## Start DATA

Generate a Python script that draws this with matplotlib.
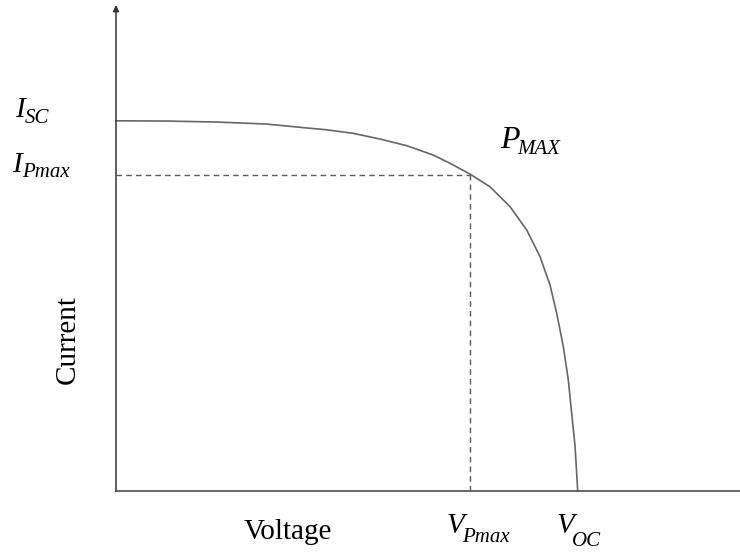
import numpy as np
import matplotlib.pyplot as plt

plt.rcParams['font.family'] = 'Liberation Serif'

# I-V curve (arbitrary units: Voc = 0.6, Isc = 3.0)
voltage = [0.0, 0.0651, 0.1302, 0.1952, 0.2395, 0.2742, 0.3089, 0.3436,
           0.3784, 0.4130, 0.4347, 0.4607, 0.4867, 0.5128, 0.5345, 0.5518,
           0.5648, 0.5735, 0.5821, 0.5886, 0.5930, 0.5974, 0.6000, 0.6008]
current = [3.002, 3.000, 2.992, 2.976, 2.949, 2.929, 2.900, 2.854,
           2.800, 2.724, 2.657, 2.570, 2.467, 2.305, 2.116, 1.900,
           1.670, 1.441, 1.170, 0.900, 0.630, 0.359, 0.089, 0.0]
v_pmax = 0.461
i_pmax = 2.562
x_max = 0.812
y_max = 3.941

line_col = '#5a5a5a'

fig = plt.figure(figsize=(7.4, 5.54), dpi=100)
ax = fig.add_axes([116/740, 63/554, 624/740, 486/554])
ax.set_xlim(0, x_max)
ax.set_ylim(0, y_max)
for s in ax.spines.values():
    s.set_visible(False)
ax.set_xticks([])
ax.set_yticks([])

ax.plot(voltage, current, color='#666666', lw=1.2, clip_on=False,
        solid_joinstyle='round')
ax.plot([0, v_pmax], [i_pmax, i_pmax], color=line_col, lw=1, dashes=(4, 3))
ax.plot([v_pmax, v_pmax], [0, i_pmax], color=line_col, lw=1, dashes=(4, 3))

# axes
ax.plot([0, x_max], [0, 0], color=line_col, lw=1.3, clip_on=False)
ax.annotate('', xy=(0, y_max), xytext=(0, 0), annotation_clip=False,
            arrowprops=dict(arrowstyle='-|>', color='#333333', lw=1.1,
                            mutation_scale=9, shrinkA=0, shrinkB=0))

def lab(px, py, s, **kw):
    fig.text(px/740, 1 - py/554, s, **kw)

def sym(px, py, main, sub, sx, sy, size=21, subsize=15):
    lab(px, py, main, fontsize=size, style='italic', va='baseline')
    lab(sx, sy, sub, fontsize=subsize, style='italic', va='baseline')

sym(15, 117, 'I', 'SC', 25, 123)
sym(12, 172, 'I', 'Pmax', 22, 177)
sym(500, 148, 'P', 'MAX', 517, 154, size=23)
sym(446, 533, 'V', 'Pmax', 462, 542)
sym(556, 533, 'V', 'OC', 572, 546)
lab(288, 539, 'Voltage', fontsize=21, va='baseline', ha='center')
lab(68, 340, 'Current', fontsize=21, va='center', ha='center', rotation=90)

fig.savefig('out.png', dpi=100)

## End DATA

Leave the pictures out and reproduce exactly the lines from the top of the listing above through the line with "fontsize=subsize, style='italic', va='baseline')".

Generate a Python script that draws this with matplotlib.
import numpy as np
import matplotlib.pyplot as plt

plt.rcParams['font.family'] = 'Liberation Serif'

# I-V curve (arbitrary units: Voc = 0.6, Isc = 3.0)
voltage = [0.0, 0.0651, 0.1302, 0.1952, 0.2395, 0.2742, 0.3089, 0.3436,
           0.3784, 0.4130, 0.4347, 0.4607, 0.4867, 0.5128, 0.5345, 0.5518,
           0.5648, 0.5735, 0.5821, 0.5886, 0.5930, 0.5974, 0.6000, 0.6008]
current = [3.002, 3.000, 2.992, 2.976, 2.949, 2.929, 2.900, 2.854,
           2.800, 2.724, 2.657, 2.570, 2.467, 2.305, 2.116, 1.900,
           1.670, 1.441, 1.170, 0.900, 0.630, 0.359, 0.089, 0.0]
v_pmax = 0.461
i_pmax = 2.562
x_max = 0.812
y_max = 3.941

line_col = '#5a5a5a'

fig = plt.figure(figsize=(7.4, 5.54), dpi=100)
ax = fig.add_axes([116/740, 63/554, 624/740, 486/554])
ax.set_xlim(0, x_max)
ax.set_ylim(0, y_max)
for s in ax.spines.values():
    s.set_visible(False)
ax.set_xticks([])
ax.set_yticks([])

ax.plot(voltage, current, color='#666666', lw=1.2, clip_on=False,
        solid_joinstyle='round')
ax.plot([0, v_pmax], [i_pmax, i_pmax], color=line_col, lw=1, dashes=(4, 3))
ax.plot([v_pmax, v_pmax], [0, i_pmax], color=line_col, lw=1, dashes=(4, 3))

# axes
ax.plot([0, x_max], [0, 0], color=line_col, lw=1.3, clip_on=False)
ax.annotate('', xy=(0, y_max), xytext=(0, 0), annotation_clip=False,
            arrowprops=dict(arrowstyle='-|>', color='#333333', lw=1.1,
                            mutation_scale=9, shrinkA=0, shrinkB=0))

def lab(px, py, s, **kw):
    fig.text(px/740, 1 - py/554, s, **kw)

def sym(px, py, main, sub, sx, sy, size=21, subsize=15):
    lab(px, py, main, fontsize=size, style='italic', va='baseline')
    lab(sx, sy, sub, fontsize=subsize, style='italic', va='baseline')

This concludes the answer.